*DATA SECTION:*
|---|

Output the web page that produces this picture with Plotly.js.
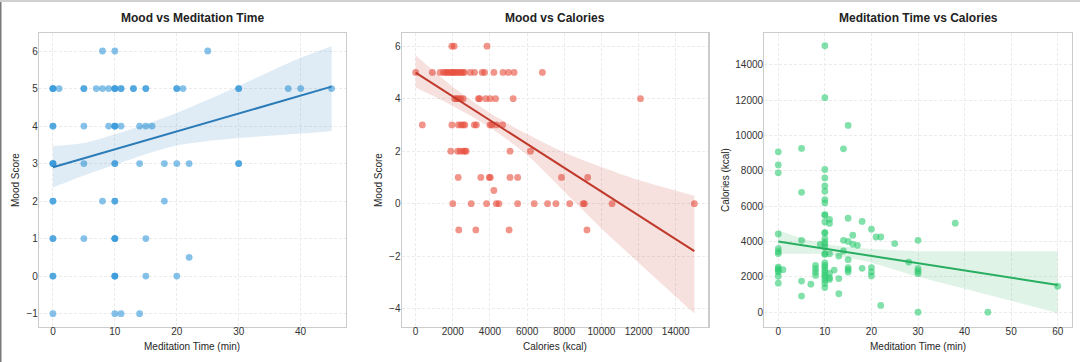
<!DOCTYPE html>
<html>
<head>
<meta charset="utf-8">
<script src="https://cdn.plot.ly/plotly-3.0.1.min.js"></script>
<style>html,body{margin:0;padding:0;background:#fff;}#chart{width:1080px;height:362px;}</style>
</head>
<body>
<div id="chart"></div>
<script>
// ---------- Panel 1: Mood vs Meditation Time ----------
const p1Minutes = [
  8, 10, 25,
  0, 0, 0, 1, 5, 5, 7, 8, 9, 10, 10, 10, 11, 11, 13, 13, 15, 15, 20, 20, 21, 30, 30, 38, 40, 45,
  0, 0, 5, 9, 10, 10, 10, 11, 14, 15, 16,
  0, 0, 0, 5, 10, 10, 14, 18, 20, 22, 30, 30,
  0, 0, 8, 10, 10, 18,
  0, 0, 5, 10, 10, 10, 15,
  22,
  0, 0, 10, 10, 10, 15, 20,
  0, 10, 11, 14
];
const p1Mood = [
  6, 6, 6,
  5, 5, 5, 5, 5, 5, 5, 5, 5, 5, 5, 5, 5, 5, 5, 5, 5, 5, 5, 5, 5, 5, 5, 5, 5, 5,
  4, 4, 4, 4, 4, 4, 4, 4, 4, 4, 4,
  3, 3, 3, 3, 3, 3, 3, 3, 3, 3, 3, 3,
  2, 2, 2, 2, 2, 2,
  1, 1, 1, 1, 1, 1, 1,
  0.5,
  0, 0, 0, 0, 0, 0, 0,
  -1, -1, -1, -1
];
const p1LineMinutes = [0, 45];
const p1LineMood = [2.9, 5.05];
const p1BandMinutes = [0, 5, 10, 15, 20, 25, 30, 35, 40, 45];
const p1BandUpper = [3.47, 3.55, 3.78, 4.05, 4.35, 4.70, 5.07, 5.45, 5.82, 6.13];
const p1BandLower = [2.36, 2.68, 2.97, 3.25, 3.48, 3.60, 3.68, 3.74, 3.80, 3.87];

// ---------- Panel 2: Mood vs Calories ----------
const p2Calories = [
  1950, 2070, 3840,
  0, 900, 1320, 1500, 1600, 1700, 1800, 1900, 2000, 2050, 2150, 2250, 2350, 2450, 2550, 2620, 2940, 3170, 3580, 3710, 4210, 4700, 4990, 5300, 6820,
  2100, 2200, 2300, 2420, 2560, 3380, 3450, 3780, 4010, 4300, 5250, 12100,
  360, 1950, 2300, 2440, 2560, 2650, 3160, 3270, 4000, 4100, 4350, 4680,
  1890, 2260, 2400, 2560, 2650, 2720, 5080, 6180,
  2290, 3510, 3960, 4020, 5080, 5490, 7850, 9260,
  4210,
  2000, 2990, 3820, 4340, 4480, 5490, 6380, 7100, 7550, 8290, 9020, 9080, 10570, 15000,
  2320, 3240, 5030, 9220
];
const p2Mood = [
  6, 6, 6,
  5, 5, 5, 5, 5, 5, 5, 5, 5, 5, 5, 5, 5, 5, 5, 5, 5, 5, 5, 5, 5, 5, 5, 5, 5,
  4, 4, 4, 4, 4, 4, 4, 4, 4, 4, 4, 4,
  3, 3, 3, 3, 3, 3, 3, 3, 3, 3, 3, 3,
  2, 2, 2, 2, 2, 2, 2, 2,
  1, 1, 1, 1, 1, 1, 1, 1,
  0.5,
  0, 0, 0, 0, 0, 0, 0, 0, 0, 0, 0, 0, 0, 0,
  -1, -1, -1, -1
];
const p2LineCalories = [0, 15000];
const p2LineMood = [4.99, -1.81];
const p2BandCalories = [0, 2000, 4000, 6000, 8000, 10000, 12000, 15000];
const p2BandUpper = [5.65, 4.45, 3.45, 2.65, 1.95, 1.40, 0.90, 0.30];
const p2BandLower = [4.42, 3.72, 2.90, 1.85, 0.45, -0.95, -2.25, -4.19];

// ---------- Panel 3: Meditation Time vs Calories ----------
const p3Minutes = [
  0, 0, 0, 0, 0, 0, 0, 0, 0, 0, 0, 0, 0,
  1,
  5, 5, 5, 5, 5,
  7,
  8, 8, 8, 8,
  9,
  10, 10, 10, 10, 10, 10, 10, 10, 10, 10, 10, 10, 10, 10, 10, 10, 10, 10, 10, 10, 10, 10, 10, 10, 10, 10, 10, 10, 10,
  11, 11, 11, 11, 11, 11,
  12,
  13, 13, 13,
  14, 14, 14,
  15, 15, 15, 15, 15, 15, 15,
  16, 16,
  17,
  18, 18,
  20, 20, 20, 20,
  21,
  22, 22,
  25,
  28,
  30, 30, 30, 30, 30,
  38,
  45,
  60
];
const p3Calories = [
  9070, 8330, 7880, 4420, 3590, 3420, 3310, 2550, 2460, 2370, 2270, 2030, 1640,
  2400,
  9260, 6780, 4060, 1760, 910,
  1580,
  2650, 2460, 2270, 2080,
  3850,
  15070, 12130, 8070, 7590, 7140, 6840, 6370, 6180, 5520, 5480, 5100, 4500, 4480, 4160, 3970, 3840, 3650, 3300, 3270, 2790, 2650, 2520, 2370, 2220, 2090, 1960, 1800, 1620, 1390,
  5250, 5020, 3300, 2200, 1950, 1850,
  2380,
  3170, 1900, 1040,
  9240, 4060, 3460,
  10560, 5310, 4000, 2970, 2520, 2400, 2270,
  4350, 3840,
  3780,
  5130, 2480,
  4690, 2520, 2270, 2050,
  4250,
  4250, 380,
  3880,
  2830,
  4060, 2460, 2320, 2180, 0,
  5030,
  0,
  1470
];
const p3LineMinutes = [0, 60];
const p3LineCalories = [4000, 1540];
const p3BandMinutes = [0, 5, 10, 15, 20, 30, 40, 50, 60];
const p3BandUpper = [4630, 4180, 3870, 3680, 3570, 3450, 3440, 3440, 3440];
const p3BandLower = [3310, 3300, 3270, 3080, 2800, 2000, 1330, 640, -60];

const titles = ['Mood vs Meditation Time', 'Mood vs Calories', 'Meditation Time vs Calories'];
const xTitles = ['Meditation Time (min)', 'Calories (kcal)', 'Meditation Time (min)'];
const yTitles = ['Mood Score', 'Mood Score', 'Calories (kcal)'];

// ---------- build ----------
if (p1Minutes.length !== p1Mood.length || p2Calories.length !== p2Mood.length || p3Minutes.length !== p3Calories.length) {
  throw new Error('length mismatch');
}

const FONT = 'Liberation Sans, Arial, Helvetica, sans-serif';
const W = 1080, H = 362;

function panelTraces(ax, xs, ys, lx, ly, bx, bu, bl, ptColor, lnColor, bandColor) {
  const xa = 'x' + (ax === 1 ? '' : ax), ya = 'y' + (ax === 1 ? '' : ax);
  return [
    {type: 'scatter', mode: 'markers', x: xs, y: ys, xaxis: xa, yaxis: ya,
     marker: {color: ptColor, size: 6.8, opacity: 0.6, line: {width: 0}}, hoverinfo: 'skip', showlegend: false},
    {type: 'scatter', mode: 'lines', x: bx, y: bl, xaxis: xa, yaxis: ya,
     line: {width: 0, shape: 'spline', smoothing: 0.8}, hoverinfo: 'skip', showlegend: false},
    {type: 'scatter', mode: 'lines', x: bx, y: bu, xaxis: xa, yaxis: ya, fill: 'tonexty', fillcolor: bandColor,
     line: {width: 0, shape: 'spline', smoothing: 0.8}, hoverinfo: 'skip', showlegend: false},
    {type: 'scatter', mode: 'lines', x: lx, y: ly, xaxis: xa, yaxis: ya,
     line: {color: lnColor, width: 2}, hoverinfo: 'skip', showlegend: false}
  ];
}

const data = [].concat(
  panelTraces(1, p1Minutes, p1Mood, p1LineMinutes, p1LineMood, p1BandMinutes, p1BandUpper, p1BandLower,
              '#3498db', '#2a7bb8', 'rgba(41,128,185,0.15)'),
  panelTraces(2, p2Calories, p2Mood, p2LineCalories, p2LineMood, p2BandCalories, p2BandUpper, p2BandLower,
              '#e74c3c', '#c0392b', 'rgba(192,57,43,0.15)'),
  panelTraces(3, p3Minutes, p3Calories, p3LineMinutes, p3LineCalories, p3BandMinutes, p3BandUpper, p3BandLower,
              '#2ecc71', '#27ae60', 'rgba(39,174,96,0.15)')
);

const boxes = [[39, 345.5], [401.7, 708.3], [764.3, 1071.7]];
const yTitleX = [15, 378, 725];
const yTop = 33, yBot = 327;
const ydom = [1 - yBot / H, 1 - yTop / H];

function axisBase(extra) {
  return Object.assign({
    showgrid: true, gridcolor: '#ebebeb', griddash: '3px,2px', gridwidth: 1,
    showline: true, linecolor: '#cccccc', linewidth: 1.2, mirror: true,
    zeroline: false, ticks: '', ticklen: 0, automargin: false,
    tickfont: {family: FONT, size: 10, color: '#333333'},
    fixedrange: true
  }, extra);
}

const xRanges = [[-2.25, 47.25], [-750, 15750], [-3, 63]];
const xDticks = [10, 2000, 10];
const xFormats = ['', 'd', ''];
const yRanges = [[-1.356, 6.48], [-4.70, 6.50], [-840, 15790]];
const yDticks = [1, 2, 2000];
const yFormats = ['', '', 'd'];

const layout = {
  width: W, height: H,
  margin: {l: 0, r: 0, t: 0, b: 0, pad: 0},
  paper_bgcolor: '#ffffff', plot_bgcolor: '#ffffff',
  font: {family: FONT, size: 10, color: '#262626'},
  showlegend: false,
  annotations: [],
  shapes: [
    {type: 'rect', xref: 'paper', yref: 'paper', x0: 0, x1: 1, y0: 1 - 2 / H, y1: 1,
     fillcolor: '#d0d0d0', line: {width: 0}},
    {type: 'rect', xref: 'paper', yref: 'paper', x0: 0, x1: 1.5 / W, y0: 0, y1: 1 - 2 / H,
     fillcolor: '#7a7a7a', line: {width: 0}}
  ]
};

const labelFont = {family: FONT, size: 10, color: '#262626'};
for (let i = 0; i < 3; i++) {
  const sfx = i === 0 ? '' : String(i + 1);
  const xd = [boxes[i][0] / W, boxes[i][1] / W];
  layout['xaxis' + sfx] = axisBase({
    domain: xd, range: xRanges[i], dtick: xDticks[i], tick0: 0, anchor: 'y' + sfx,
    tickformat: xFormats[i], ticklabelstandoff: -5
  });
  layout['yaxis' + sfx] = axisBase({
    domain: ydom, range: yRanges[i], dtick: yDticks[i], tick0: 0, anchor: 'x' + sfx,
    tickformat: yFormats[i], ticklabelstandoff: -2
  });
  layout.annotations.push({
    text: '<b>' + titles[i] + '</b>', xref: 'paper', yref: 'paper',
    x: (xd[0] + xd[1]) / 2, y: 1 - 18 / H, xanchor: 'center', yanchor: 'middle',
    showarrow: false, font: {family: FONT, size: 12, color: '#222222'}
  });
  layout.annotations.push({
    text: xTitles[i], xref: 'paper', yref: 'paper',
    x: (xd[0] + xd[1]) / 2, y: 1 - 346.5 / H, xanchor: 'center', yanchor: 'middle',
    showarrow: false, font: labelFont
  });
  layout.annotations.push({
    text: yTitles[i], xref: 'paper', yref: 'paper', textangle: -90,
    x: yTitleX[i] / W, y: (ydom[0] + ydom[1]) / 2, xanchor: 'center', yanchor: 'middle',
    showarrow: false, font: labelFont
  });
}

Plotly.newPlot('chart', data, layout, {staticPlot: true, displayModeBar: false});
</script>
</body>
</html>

|---|

*WORK TO COMPLETE:*
Look at the listing and set down only the lines from its start through the line with "3.74, 3.80, 3.87];", word for word and without pictures.

*SOLUTION FOR THIS TASK:*
Output the web page that produces this picture with Plotly.js.
<!DOCTYPE html>
<html>
<head>
<meta charset="utf-8">
<script src="https://cdn.plot.ly/plotly-3.0.1.min.js"></script>
<style>html,body{margin:0;padding:0;background:#fff;}#chart{width:1080px;height:362px;}</style>
</head>
<body>
<div id="chart"></div>
<script>
// ---------- Panel 1: Mood vs Meditation Time ----------
const p1Minutes = [
  8, 10, 25,
  0, 0, 0, 1, 5, 5, 7, 8, 9, 10, 10, 10, 11, 11, 13, 13, 15, 15, 20, 20, 21, 30, 30, 38, 40, 45,
  0, 0, 5, 9, 10, 10, 10, 11, 14, 15, 16,
  0, 0, 0, 5, 10, 10, 14, 18, 20, 22, 30, 30,
  0, 0, 8, 10, 10, 18,
  0, 0, 5, 10, 10, 10, 15,
  22,
  0, 0, 10, 10, 10, 15, 20,
  0, 10, 11, 14
];
const p1Mood = [
  6, 6, 6,
  5, 5, 5, 5, 5, 5, 5, 5, 5, 5, 5, 5, 5, 5, 5, 5, 5, 5, 5, 5, 5, 5, 5, 5, 5, 5,
  4, 4, 4, 4, 4, 4, 4, 4, 4, 4, 4,
  3, 3, 3, 3, 3, 3, 3, 3, 3, 3, 3, 3,
  2, 2, 2, 2, 2, 2,
  1, 1, 1, 1, 1, 1, 1,
  0.5,
  0, 0, 0, 0, 0, 0, 0,
  -1, -1, -1, -1
];
const p1LineMinutes = [0, 45];
const p1LineMood = [2.9, 5.05];
const p1BandMinutes = [0, 5, 10, 15, 20, 25, 30, 35, 40, 45];
const p1BandUpper = [3.47, 3.55, 3.78, 4.05, 4.35, 4.70, 5.07, 5.45, 5.82, 6.13];
const p1BandLower = [2.36, 2.68, 2.97, 3.25, 3.48, 3.60, 3.68, 3.74, 3.80, 3.87];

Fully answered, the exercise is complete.